“I hope to be back,” embattled Forks High principal says

FORKS — It’s been far from a happy spring for Steve Quick and his family.

But the Forks High School principal says he isn’t quitting.

Neither will he concede that he is the overly authoritarian administrator or the nightmarish principal that some people have made him out to be.

In fact, Quick — who throughout most of March and April found himself in the middle of raucous community dissent that included two student walkouts and packed School Board meetings — said he hopes to mend fences with even some of his most outspoken critics.

And he reiterated hopes to return to his office after summer break.

“I don’t hold grudges,” he said.

“We need to learn to work together for the best interest of the students.

“If the School District decides that’s what the best interest of students is, for me to move on, then that’s what we do.”

His children chastised

In an interview Friday, Quick detailed the difficulties of having his own staff publicly call for his firing at a recent overflowing School Board meeting, as well as seeing his own children subjected to verbal harassment as a result of his unpopularity.

But perhaps most importantly, Quick — whose year-end review will be completed soon by Superintendent Frank Walter — discussed his two-year tenure as principal.

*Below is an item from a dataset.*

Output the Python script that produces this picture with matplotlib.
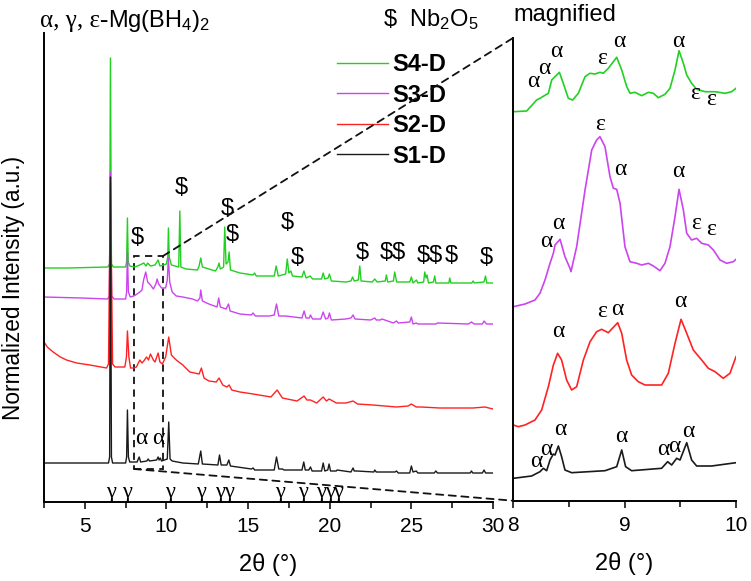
import matplotlib
matplotlib.use("Agg")
import matplotlib.pyplot as plt
from matplotlib.patches import Rectangle, ConnectionPatch
from matplotlib.ticker import MultipleLocator

plt.rcParams['font.family'] = ['Liberation Sans', 'DejaVu Sans']
plt.rcParams['mathtext.default'] = 'regular'

# ---- full range patterns (2theta, offset intensity a.u.) ----
s4_x = [2.5, 4.0, 6.4, 6.52, 6.57, 6.63, 6.75, 7.5, 7.56, 7.61, 7.66, 7.75,
        8.06, 8.37, 8.61, 8.75, 8.85, 9.02, 9.3, 9.49, 9.6, 10.0, 10.08, 10.12, 10.17, 10.3,
        10.75, 10.82, 10.88, 11.2, 11.9, 12.0, 12.1, 12.2, 13.0, 13.15, 13.22, 13.3, 13.5,
        13.57, 13.65, 13.77, 13.84, 13.92, 14.5, 15.3, 15.4, 15.5, 16.6, 16.72, 16.85, 17.3,
        17.4, 17.5, 17.62, 17.72, 18.3, 18.42, 18.55, 18.8, 18.95, 19.5, 19.6, 19.7, 19.9,
        19.98, 20.1, 21.0, 21.3, 21.4, 21.5, 21.75, 21.84, 21.92, 22.6, 22.76, 22.9, 23.4,
        23.47, 23.55, 23.9, 23.98, 24.1, 24.9, 25.0, 25.1, 25.31, 25.4, 25.75, 25.82, 25.9,
        25.96, 26.05, 26.35, 26.43, 26.5, 27.3, 27.35, 27.42, 28.7, 28.78, 28.86, 29.45,
        29.54, 29.62, 30.0]
s4_y = [234, 234, 235, 238, 444, 238, 235, 235, 240, 284, 240, 236,
        235, 237, 239, 236, 239, 236, 237, 242, 236, 238, 245, 274, 245, 237,
        235, 291, 235, 233, 232, 236, 244, 235, 231, 235, 239, 233, 235,
        275, 238, 240, 250, 232, 229, 227, 229, 226, 226, 236, 226, 228,
        243, 229, 231, 226, 225, 231, 224, 226, 223, 223, 229, 223, 224,
        228, 221, 220, 221, 225, 221, 222, 236, 221, 220, 223, 220, 221,
        227, 220, 221, 230, 220, 220, 225, 219, 222, 219, 220, 230, 224,
        227, 219, 220, 226, 219, 219, 224, 219, 219, 221, 219, 220,
        226, 219, 219]

s3_x = [2.5, 4.8, 6.4, 6.5, 6.57, 6.64, 6.8, 7.5, 7.56, 7.61, 7.67, 7.78, 8.0, 8.2,
        8.37, 8.5, 8.6, 8.73, 8.85, 9.02, 9.2, 9.35, 9.43, 9.52, 9.7, 9.95, 10.05, 10.12,
        10.2, 10.35, 10.6, 11.0, 11.6, 11.9, 12.05, 12.1, 12.2, 12.6, 13.1, 13.2, 13.3,
        13.65, 13.8, 13.9, 14.5, 15.2, 15.3, 15.45, 16.3, 16.6, 16.74, 16.88, 17.3, 18.3,
        18.43, 18.55, 18.75, 18.82, 18.95, 19.45, 19.6, 19.75, 19.9, 19.98, 20.1, 21.0,
        21.3, 21.43, 21.55, 22.5, 22.76, 22.85, 23.1, 23.2, 23.9, 24.09, 24.2, 24.9, 25.0,
        25.1, 25.3, 25.4, 26.5, 26.6, 28.5, 28.68, 28.85, 29.35, 29.45, 29.6, 30.0]
s3_y = [205, 204, 203, 206, 330, 206, 203, 203, 210, 250, 210, 205, 206, 208,
        210, 212, 222, 230, 220, 217, 213, 218, 223, 218, 214, 214, 222, 244,
        220, 210, 206, 205, 203, 201, 204, 212, 201, 198, 195, 204, 195,
        193, 198, 191, 188, 187, 189, 186, 186, 187, 198, 186, 186, 184,
        191, 184, 184, 187, 183, 183, 190, 183, 184, 189, 182, 183,
        184, 187, 183, 182, 184, 182, 182, 183, 179, 181, 179, 180, 185,
        178, 179, 178, 178, 179, 178, 180, 178, 178, 181, 178, 178]

s2_x = [2.5, 2.7, 3.06, 3.5, 3.88, 4.5, 5.31, 6.33, 6.45, 6.57, 6.7, 6.85, 7.45, 7.55,
        7.61, 7.7, 7.8, 8.0, 8.16, 8.37, 8.5, 8.61, 8.78, 8.9, 9.02, 9.2, 9.3, 9.49, 9.6,
        9.75, 9.95, 10.14, 10.3, 10.6, 11.0, 11.43, 12.0, 12.14, 12.3, 12.6, 13.05, 13.22,
        13.45, 13.7, 13.84, 14.0, 14.5, 15.31, 16.4, 16.78, 17.1, 18.0, 18.43, 18.6, 18.82,
        19.2, 19.6, 19.8, 19.96, 20.41, 21.0, 21.43, 21.7, 22.64, 24.09, 24.8, 25.0, 25.3,
        25.6, 26.74, 28.78, 29.5, 30.0]
s2_y = [160, 155, 150, 145, 142, 139, 137, 134, 138, 320, 138, 135, 135, 145,
        171, 145, 134, 134, 135, 142, 139, 141, 145, 142, 148, 142, 140, 149, 140,
        138, 145, 165, 147, 142, 137, 130, 128, 134, 124, 121, 120, 124,
        117, 115, 117, 112, 110, 108, 105, 112, 104, 101, 106, 102, 102,
        99, 105, 101, 103, 99, 99, 101, 98, 97, 95, 96, 98, 95,
        95, 94, 94, 95, 93]

s1_x = [2.5, 6.45, 6.52, 6.57, 6.63, 6.7, 7.5, 7.56, 7.61, 7.67, 7.75, 8.2, 8.33, 8.42,
        8.8, 8.88, 8.96, 9.4, 9.49, 9.55, 9.62, 9.7, 10.05, 10.14, 10.22, 10.35, 11.0,
        11.95, 12.1, 12.2, 13.15, 13.25, 13.35, 13.7, 13.82, 13.92, 15.2, 15.31, 15.4,
        16.6, 16.74, 16.88, 17.1, 17.2, 18.3, 18.41, 18.5, 18.72, 18.82, 18.92, 19.5,
        19.6, 19.7, 19.88, 19.96, 20.05, 20.4, 20.45, 21.3, 21.43, 21.5, 21.65, 22.7,
        22.76, 22.85, 24.0, 24.09, 24.2, 24.9, 25.0, 25.1, 25.3, 25.4, 26.4, 26.5, 26.6,
        28.6, 28.68, 28.76, 29.35, 29.45, 29.55, 30.0]
s1_y = [39, 39, 45, 325, 45, 39, 39, 45, 92, 45, 40, 40, 45, 40,
        41, 43, 41, 42, 45, 42, 44, 41, 43, 80, 43, 41, 39,
        38, 51, 38, 37, 47, 37, 37, 42, 36, 33, 34, 32,
        32, 45, 33, 33, 32, 32, 40, 32, 32, 35, 31, 31,
        39, 31, 32, 38, 31, 31, 32, 30, 34, 31, 31, 30,
        32, 30, 30, 31, 29, 29, 36, 30, 31, 29, 29, 31, 29,
        29, 31, 29, 29, 32, 29, 29]

# ---- magnified 8-10 deg ----
m4_x = [8.003, 8.123, 8.212, 8.242, 8.317, 8.347, 8.377, 8.416, 8.451, 8.496, 8.535,
        8.586, 8.646, 8.69, 8.735, 8.78, 8.81, 8.855, 8.93, 8.975, 9.02, 9.05, 9.094,
        9.154, 9.214, 9.259, 9.303, 9.363, 9.408, 9.453, 9.489, 9.528, 9.558, 9.602,
        9.647, 9.722, 9.812, 9.901, 9.961, 10.0]
m4_y = [389, 389.7, 400.7, 402.4, 407.4, 420.7, 424, 428.4, 417.4, 402.4, 400.7,
        407.4, 424, 427.4, 426.7, 428.4, 427.4, 432.4, 443.4, 430.7, 414, 407.4, 408.4,
        405, 408.4, 407.4, 403, 406.4, 412.4, 430.7, 450, 437.4, 425.7, 417.4,
        411.4, 409, 409, 407.4, 409, 412.4]

m3_x = [8.003, 8.108, 8.197, 8.242, 8.287, 8.332, 8.362, 8.377, 8.422, 8.466, 8.511,
        8.52, 8.571, 8.646, 8.706, 8.75, 8.78, 8.825, 8.87, 8.9, 8.93, 8.96, 9.004,
        9.049, 9.109, 9.154, 9.214, 9.259, 9.318, 9.363, 9.408, 9.453, 9.489, 9.528,
        9.558, 9.602, 9.647, 9.692, 9.752, 9.797, 9.857, 9.916, 9.976, 10.0]
m3_y = [194, 196.7, 200.7, 207.4, 220.7, 237.4, 247.4, 255.7, 261.4, 244, 232.4,
        229, 254, 310.7, 350.7, 360.7, 364, 354, 324, 312.4, 311.4, 297.4, 254,
        239, 237.4, 235.7, 237.4, 234.7, 230, 237.4, 254, 284, 311.4, 290.7,
        267.4, 260.7, 262.4, 257.4, 255.7, 250.7, 240.7, 237.4, 239, 241.4]

m2_x = [8.003, 8.048, 8.108, 8.197, 8.257, 8.317, 8.362, 8.4, 8.436, 8.481, 8.526,
        8.571, 8.631, 8.691, 8.75, 8.795, 8.855, 8.9, 8.939, 8.975, 9.019, 9.064, 9.124,
        9.184, 9.274, 9.333, 9.393, 9.453, 9.507, 9.558, 9.617, 9.692, 9.752, 9.812,
        9.886, 9.946, 10.0]
m2_y = [75.7, 74, 75.7, 80.7, 90.7, 114, 135.7, 147.4, 140.7, 120.7, 110.7,
        114, 140.7, 159, 169, 171.4, 168, 173.4, 178, 167.4, 140.7, 125.7, 119,
        115.7, 115.7, 115.7, 127.4, 157.4, 181.4, 167.4, 150.7, 140.7, 132.4, 129,
        122.4, 127.4, 144]

m1_x = [8.003, 8.167, 8.242, 8.272, 8.302, 8.332, 8.362, 8.377, 8.407, 8.436, 8.466,
        8.526, 8.825, 8.93, 8.975, 9.01, 9.064, 9.333, 9.387, 9.423, 9.468, 9.498,
        9.558, 9.602, 9.647, 9.782, 10.0]
m1_y = [22.4, 24.7, 29, 32.4, 30, 40.7, 46.7, 45.7, 54.7, 44, 30.7,
        28, 30, 34, 50.7, 34, 30, 32.4, 39, 35.7, 42.4, 40.7,
        58, 40.7, 34.7, 34.7, 38]

samples = ['S4-D', 'S3-D', 'S2-D', 'S1-D']
colors = ['#22d022', '#cc44ee', '#ff2222', '#1a1a1a']

# annotations
nb_x = [8.2, 10.92, 13.71, 14.02, 17.39, 18.0, 22.0, 23.86, 26.15, 27.47, 29.56]
nb_y = [264, 314, 293, 267, 279, 244, 249, 249, 246, 246, 244]
nb_txt = ['$', '$', '$', '$', '$', '$', '$', '$$', '$$', '$', '$']
gam_x = [6.59, 7.61, 10.2, 12.1, 13.25, 13.8, 16.94, 18.37, 19.49, 20.0, 20.51]
alpha_left_x = [8.47, 9.49]
alpha_left_y = [64, 64]

mag_lab_x = [8.18, 8.28, 8.39, 8.80, 8.95, 9.48, 9.63, 9.78,
             8.30, 8.41, 8.78, 8.96, 9.48, 9.64, 9.78,
             8.41, 8.80, 8.94, 9.50,
             8.21, 8.30, 8.42, 8.97, 9.35, 9.45, 9.57]
mag_lab_y = [419, 432, 449, 442, 459, 459, 407, 401,
             259, 277, 376, 331, 329, 277, 271,
             169, 189, 191, 199,
             39, 51, 71, 64, 51, 54, 69]
mag_lab_t = ['α', 'α', 'α', 'ε', 'α', 'α', 'ε', 'ε',
             'α', 'α', 'ε', 'α', 'α', 'ε', 'ε',
             'α', 'ε', 'α', 'α',
             'α', 'α', 'α', 'α', 'α', 'α', 'α']

greek = ['Liberation Serif', 'DejaVu Serif']

fig = plt.figure(figsize=(7.51, 5.81), dpi=100)
ax1 = fig.add_axes([44/751, 1-502/581, 449/751, 469/581])
ax2 = fig.add_axes([513/751, 1-500.7/581, 223/751, 462.7/581])

full = [(s4_x, s4_y), (s3_x, s3_y), (s2_x, s2_y), (s1_x, s1_y)]
mag = [(m4_x, m4_y), (m3_x, m3_y), (m2_x, m2_y), (m1_x, m1_y)]
for (x, y), c, lab in zip(full, colors, samples):
    ax1.plot(x, y, color=c, lw=1.0, label=lab)
for (x, y), c in zip(mag, colors):
    ax2.plot(x, y, color=c, lw=1.2)

ax1.set_xlim(2.5, 30)
ax1.set_ylim(0, 469)
ax2.set_xlim(8, 10)
ax2.set_ylim(0, 462.7)

for ax in (ax1, ax2):
    ax.spines['top'].set_visible(False)
    ax.spines['right'].set_visible(False)
    ax.spines['left'].set_linewidth(1.4)
    ax.spines['bottom'].set_linewidth(1.4)
    ax.set_yticks([])
    ax.tick_params(axis='x', which='major', direction='out', length=5, width=1.1, labelsize=15, pad=6)
    ax.tick_params(axis='x', which='minor', direction='out', length=4, width=1.1)
    ax.set_xlabel('2θ (°)', fontsize=17, labelpad=12)

ax1.xaxis.set_major_locator(MultipleLocator(5))
ax1.xaxis.set_minor_locator(MultipleLocator(2.5))
ax2.xaxis.set_major_locator(MultipleLocator(1))
ax2.xaxis.set_minor_locator(MultipleLocator(0.5))
ax2.set_xticks([8, 9, 10], ['8', '9', '10'])
ax1.set_ylabel('Normalized Intensity (a.u.)', fontsize=16.3)
ax1.yaxis.set_label_coords(-0.042, 0.457)

# zoom box and connectors
ax1.add_patch(Rectangle((8.0, 33), 1.79, 213, fill=False, ls=(0, (4, 3)), lw=1.3, color='#111111'))
for a, b in [((9.79, 246), (8, 462.7)), ((8.0, 33), (8, 0))]:
    con = ConnectionPatch(xyA=a, coordsA=ax1.transData, xyB=b, coordsB=ax2.transData,
                          ls=(0, (4, 3)), lw=1.3, color='#111111')
    fig.add_artist(con)

for x, y, t in zip(nb_x, nb_y, nb_txt):
    ax1.text(x, y, t.replace('$', r'\$'), fontsize=17, ha='center', va='center')
for x in gam_x:
    ax1.text(x, 10, 'γ', fontsize=16, ha='center', va='center', family=greek)
for x, y in zip(alpha_left_x, alpha_left_y):
    ax1.text(x, y, 'α', fontsize=17, ha='center', va='center', family=greek)
for x, y, t in zip(mag_lab_x, mag_lab_y, mag_lab_t):
    ax2.text(x, y, t, fontsize=17, ha='center', va='center', family=greek)

leg = ax1.legend(loc='upper left', bbox_to_anchor=(337/751, 1-53/581), bbox_transform=fig.transFigure,
                 frameon=False, handlelength=2.15, handletextpad=0.2, labelspacing=0.32,
                 borderpad=0, borderaxespad=0, prop={'weight': 'bold', 'size': 17})

t1 = fig.text(40/751, 1-21/581, 'α, γ, ε-', fontsize=18, va='center', ha='left', family=greek)
fig.canvas.draw()
bb = t1.get_window_extent().transformed(fig.transFigure.inverted())
fig.text(bb.x1, 1-21/581, 'Mg(BH$_4$)$_2$', fontsize=17, va='center', ha='left')
fig.text(383/751, 1-20/581, r'\$  Nb$_2$O$_5$', fontsize=17, va='center', ha='left')
fig.text(513/751, 1-15/581, 'magnified', fontsize=17, va='center', ha='left')

fig.savefig('out.png', dpi=100)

“My door is always open,” said Quick, who was principal for three years at Naselle School, a kindergarten-through-12th grade school in Southern Washington, before moving to Forks in July 2003.

“If a student has a concern, I listen to them,” he said.

Given the pressures of having to quickly raise student test scores to meet new rigid state standards, Quick said he does his best to work with teachers and staff in a collaborative way.

“I’ve tried to make it more a grass-roots-type effort, to develop goals together as a school,” Quick said.

“That was the need when they hired me.

“But do I make decisions? Yes.

“Do I hold people accountable? Absolutely.”

When asked if he was overly authoritarian, as described by some staff members publicly and privately, Quick denied it.

“I do have core beliefs and I will stick to my guns,” he said.

“But authoritarian, no. I think I’m pretty darn easy to get along with.”

Quick said he was taken aback with the breadth of community fallout that followed his disciplinary action at a March 2 basketball in Centralia — an episode that came to be known as the “Centralia incident.”